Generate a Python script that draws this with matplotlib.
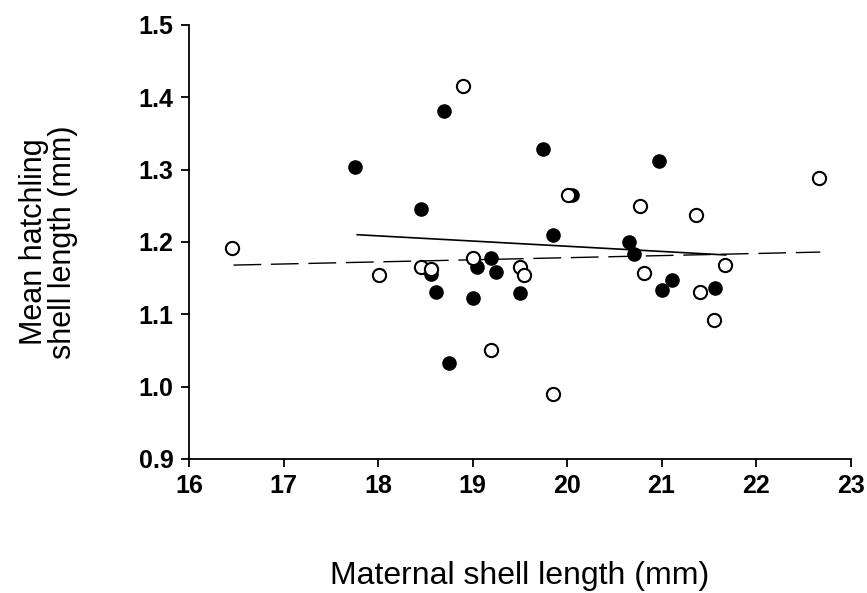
import matplotlib
matplotlib.use("Agg")
import matplotlib.pyplot as plt

plt.rcParams["font.family"] = ["Liberation Sans", "DejaVu Sans"]

# filled circles
filled_x = [17.76, 18.46, 18.70, 18.75, 18.56, 18.61, 19.00, 19.05, 19.20, 19.25,
            19.50, 19.75, 19.85, 20.05, 20.66, 20.71, 20.97, 21.01, 21.11, 21.57]
filled_y = [1.303, 1.245, 1.381, 1.032, 1.155, 1.131, 1.123, 1.166, 1.178, 1.158,
            1.130, 1.328, 1.210, 1.265, 1.200, 1.184, 1.312, 1.133, 1.148, 1.137]

# open circles
open_x = [16.46, 18.01, 18.46, 18.56, 18.90, 19.01, 19.20, 19.50, 19.55,
          19.85, 20.01, 20.77, 20.81, 21.37, 21.41, 21.56, 21.67, 22.67]
open_y = [1.192, 1.154, 1.165, 1.163, 1.416, 1.178, 1.051, 1.166, 1.154,
          0.990, 1.265, 1.250, 1.157, 1.237, 1.131, 1.092, 1.168, 1.289]

# fitted lines (end points)
solid_x = [17.78, 21.68]
solid_y = [1.210, 1.182]
dashed_x = [16.47, 22.68]
dashed_y = [1.168, 1.186]

x_ticks = [16, 17, 18, 19, 20, 21, 22, 23]
y_ticks = [0.9, 1.0, 1.1, 1.2, 1.3, 1.4, 1.5]


def main():
    fig = plt.figure(figsize=(8.67, 5.93), dpi=100)
    ax = fig.add_axes([0.218, 0.226, 0.763, 0.732])

    ax.plot(solid_x, solid_y, color="black", lw=1.2, zorder=2)
    ax.plot(dashed_x, dashed_y, color="black", lw=1.0, dashes=(20, 7), zorder=2)

    ax.plot(filled_x, filled_y, "o", color="black", markersize=9.5, zorder=3)
    ax.plot(open_x, open_y, "o", markerfacecolor="white", markeredgecolor="black",
            markeredgewidth=1.5, markersize=9.5, zorder=3)

    ax.set_xlim(16, 23)
    ax.set_ylim(0.9, 1.5)
    ax.set_xticks(x_ticks)
    ax.set_yticks(y_ticks)
    ax.set_yticklabels([f"{v:.1f}" for v in y_ticks])
    for lbl in ax.get_xticklabels() + ax.get_yticklabels():
        lbl.set_fontweight("bold")

    for s in ["top", "right"]:
        ax.spines[s].set_visible(False)
    ax.spines["left"].set_linewidth(1.3)
    ax.spines["bottom"].set_linewidth(1.3)
    ax.tick_params(direction="out", length=6, width=1.3, labelsize=18, pad=5)

    ax.set_xlabel("Maternal shell length (mm)", fontsize=23, labelpad=45)
    ax.set_ylabel("Mean hatchling\nshell length (mm)", fontsize=22,
                  linespacing=0.95, labelpad=44)

    fig.savefig("out.png", dpi=100)


if __name__ == "__main__":
    main()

....................

*The request*. Transcribe the full listing above exactly, with the images removed.

*Answer to this problem*.
Generate a Python script that draws this with matplotlib.
import matplotlib
matplotlib.use("Agg")
import matplotlib.pyplot as plt

plt.rcParams["font.family"] = ["Liberation Sans", "DejaVu Sans"]

# filled circles
filled_x = [17.76, 18.46, 18.70, 18.75, 18.56, 18.61, 19.00, 19.05, 19.20, 19.25,
            19.50, 19.75, 19.85, 20.05, 20.66, 20.71, 20.97, 21.01, 21.11, 21.57]
filled_y = [1.303, 1.245, 1.381, 1.032, 1.155, 1.131, 1.123, 1.166, 1.178, 1.158,
            1.130, 1.328, 1.210, 1.265, 1.200, 1.184, 1.312, 1.133, 1.148, 1.137]

# open circles
open_x = [16.46, 18.01, 18.46, 18.56, 18.90, 19.01, 19.20, 19.50, 19.55,
          19.85, 20.01, 20.77, 20.81, 21.37, 21.41, 21.56, 21.67, 22.67]
open_y = [1.192, 1.154, 1.165, 1.163, 1.416, 1.178, 1.051, 1.166, 1.154,
          0.990, 1.265, 1.250, 1.157, 1.237, 1.131, 1.092, 1.168, 1.289]

# fitted lines (end points)
solid_x = [17.78, 21.68]
solid_y = [1.210, 1.182]
dashed_x = [16.47, 22.68]
dashed_y = [1.168, 1.186]

x_ticks = [16, 17, 18, 19, 20, 21, 22, 23]
y_ticks = [0.9, 1.0, 1.1, 1.2, 1.3, 1.4, 1.5]


def main():
    fig = plt.figure(figsize=(8.67, 5.93), dpi=100)
    ax = fig.add_axes([0.218, 0.226, 0.763, 0.732])

    ax.plot(solid_x, solid_y, color="black", lw=1.2, zorder=2)
    ax.plot(dashed_x, dashed_y, color="black", lw=1.0, dashes=(20, 7), zorder=2)

    ax.plot(filled_x, filled_y, "o", color="black", markersize=9.5, zorder=3)
    ax.plot(open_x, open_y, "o", markerfacecolor="white", markeredgecolor="black",
            markeredgewidth=1.5, markersize=9.5, zorder=3)

    ax.set_xlim(16, 23)
    ax.set_ylim(0.9, 1.5)
    ax.set_xticks(x_ticks)
    ax.set_yticks(y_ticks)
    ax.set_yticklabels([f"{v:.1f}" for v in y_ticks])
    for lbl in ax.get_xticklabels() + ax.get_yticklabels():
        lbl.set_fontweight("bold")

    for s in ["top", "right"]:
        ax.spines[s].set_visible(False)
    ax.spines["left"].set_linewidth(1.3)
    ax.spines["bottom"].set_linewidth(1.3)
    ax.tick_params(direction="out", length=6, width=1.3, labelsize=18, pad=5)

    ax.set_xlabel("Maternal shell length (mm)", fontsize=23, labelpad=45)
    ax.set_ylabel("Mean hatchling\nshell length (mm)", fontsize=22,
                  linespacing=0.95, labelpad=44)

    fig.savefig("out.png", dpi=100)


if __name__ == "__main__":
    main()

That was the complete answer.